I am no good at having a cleaning lady. For a while it was all right: she came every other week, I left her eighty dollars, and when I got home after work the eighty dollars was gone and everything looked neat and burnished. But then I’d reach for the paring knife, or fumble for the bathtub plug, or grope for the lion notepad next to my desk, and nothing would be where it was supposed to be. The cleaning lady had her own ideas of where things should go. She'd toss flowers that I was not yet ready to part with. She recycled newspapers I was keeping for a friend who burns the Times in her wood stove. She threw away the extra bottle of diluted dishwashing detergent that I keep for washing my eyeglasses. Grrrr ... Whenever something went missing, I blamed the cleaning lady.

Then, she replicated herself: she started turning up with her sister-in-law. Now I had two Peruvian cleaning ladies, so I felt I had to pay them both—not twice as much (I’m not that gullible) but something extra every time. It was impossible to negotiate either the amount or the doppelganger, because of the language barrier. (Her English is highly selective.) My strategy was to get out of the house before the cleaning lady (or ladies) arrived, so that I could in good conscience leave money for only one.

So I open the door when I get home and . . . That’s odd: the rumpled towel is still on the bureau in the hallway. Well, maybe the cleaning lady thought I wanted it there. Also the newspapers are still piled in front of the closet door. But that's O.K., because my friend with the wood stove is visiting from Massachusetts. Then I turn on the light in the living room and see the money on the table and I know for sure: the cleaning lady didn't come. So I scour the bathroom sink and sweep the kitchen floor—it doesn't take very long—alternately counting my blessings (I still have my diluted dish detergent) and cursing the cleaning lady (there's a penny stuck to the kitchen counter that I was counting on her to pry off). The place looks fine, at least by lamplight. The cleaning lady has trained me to do most of the work myself.

My friend from New Hampshire arrived a few hours later and parked in front of my building. We would have to get up at 7:30 in the morning to move the car, which did not sound like a fun way to start a Saturday, so we made a midnight foray to see if we could do better. At the end of the block are two spots in a school zone (the sign says No Parking 7 AM to 4 PM School Days), and the spot nearer the crosswalk was vacant. The doorman came out to congratulate us and make sure we knew that we were good till Monday. We were way ahead of him: Monday was Presidents Day, and school was out, so we were actually good till Tuesday. High five!

I called the cleaning lady on Saturday, to make sure she was O.K. She was fine—she just thought I’d wanted her to come the next Friday, which was now “this” Friday. It was hopeless to say that I had expected her yesterday; I could hear her thinking, How can I come yesterday if it is already today? She persisted in saying she would come "this Friday." I repeated that I would not need her this Friday, because I would have time over the weekend to clean the place myself. She was very sorry.

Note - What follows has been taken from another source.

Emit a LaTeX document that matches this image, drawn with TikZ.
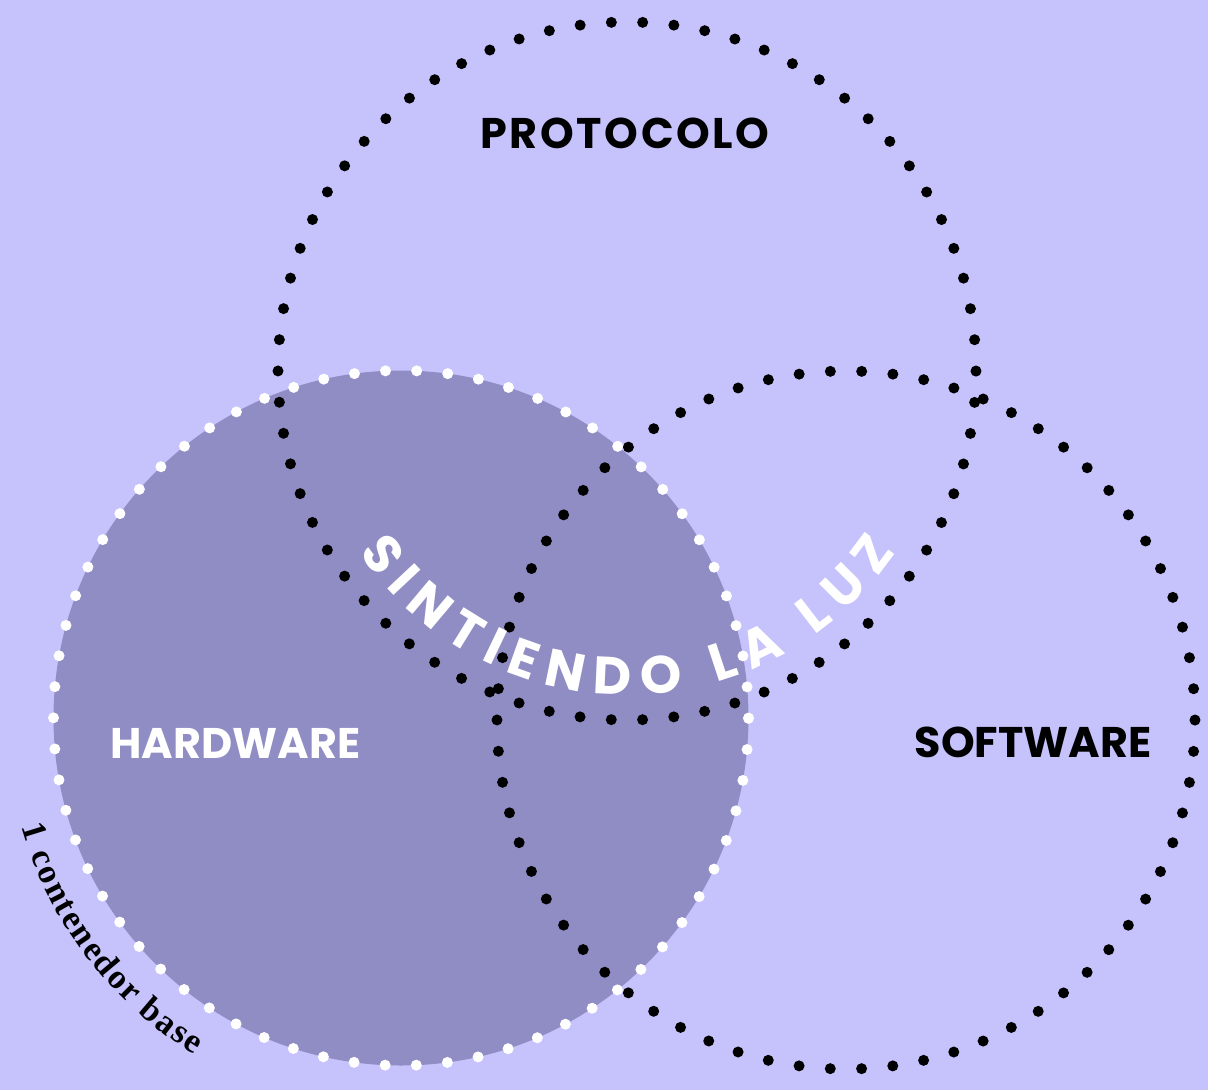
\documentclass[tikz,border=0pt]{standalone}
\usepackage{fontspec}
\usepackage{tikz}
\usetikzlibrary{decorations.text}

\newfontfamily\venfont{Poppins}
\newfontfamily\notefont{Liberation Serif}
\definecolor{bgcol}{RGB}{198,194,252}
\definecolor{hwfill}{RGB}{144,140,196}

\begin{document}
\begin{tikzpicture}[
    ring/.style={circle, minimum size=6.98cm, inner sep=0pt, line width=0.11cm,
        line cap=round, dash pattern=on 0pt off 0.3133cm},
    setname/.style={font=\venfont\bfseries\fontsize{12.2pt}{14pt}\selectfont, inner sep=0pt}
]
    \fill[bgcol] (0,0) rectangle (12.08,-10.90);

    \node[ring, minimum size=6.95cm, fill=hwfill, draw=white,
        dash pattern=on 0pt off 0.3119cm] (hw) at (4.01,-7.18) {};
    \node[ring, draw=black] (proto) at (6.27,-3.71) {};
    \node[ring, draw=black] (soft) at (8.46,-7.20) {};

    \node[setname] (protolbl) at (6.25,-1.33) {\addfontfeature{LetterSpace=6}PROTOCOLO};
    \node[setname, text=white] (hwlbl) at (2.355,-7.43) {HARDWARE};
    \node[setname] (softlbl) at (10.33,-7.42) {SOFTWARE};

    \path[decorate, decoration={text along path, text align=fit to path,
        text={|\venfont\bfseries\fontsize{15pt}{17pt}\selectfont\color{white}|SINTIENDO LA LUZ}}]
        ([shift={(214:3.24cm)}]proto.center) arc[start angle=214, end angle=326, radius=3.24cm];

    \path[decorate, decoration={text along path, text align=fit to path,
        text={|\notefont\bfseries\fontsize{9.8pt}{12pt}\selectfont|1 contenedor base}}]
        ([shift={(196:3.95cm)}]hw.center) arc[start angle=196, end angle=238.5, radius=3.95cm];
\end{tikzpicture}
\end{document}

My friend from Massachusetts arrived on Sunday and found a spot in front of my building that would be good until eight on Monday (for MuniMeters, Presidents Day was just another Monday). The idea was that when New Hampshire left, Massachusetts could pull into her spot. But New Hampshire was not to be pressured (Live Free or Die!). This potential source of tension between the states evaporated when we went out on Sunday afternoon and saw that the car behind New Hampshire was gone, and Massachusetts could move into the school zone. Double high five! The two best parking spots on the block, and we had them. Plus a hundred dollars that I didn’t have to pay the cleaning lady.


I couldn't get a good picture of my friends' cars in their holiday parking spots, so here is a picture of me as Mr. Dick (from "David Copperfield") on Charles Dickens' (and my) birthday. I can't imagine why it never occurred to me before to go to a party in drag.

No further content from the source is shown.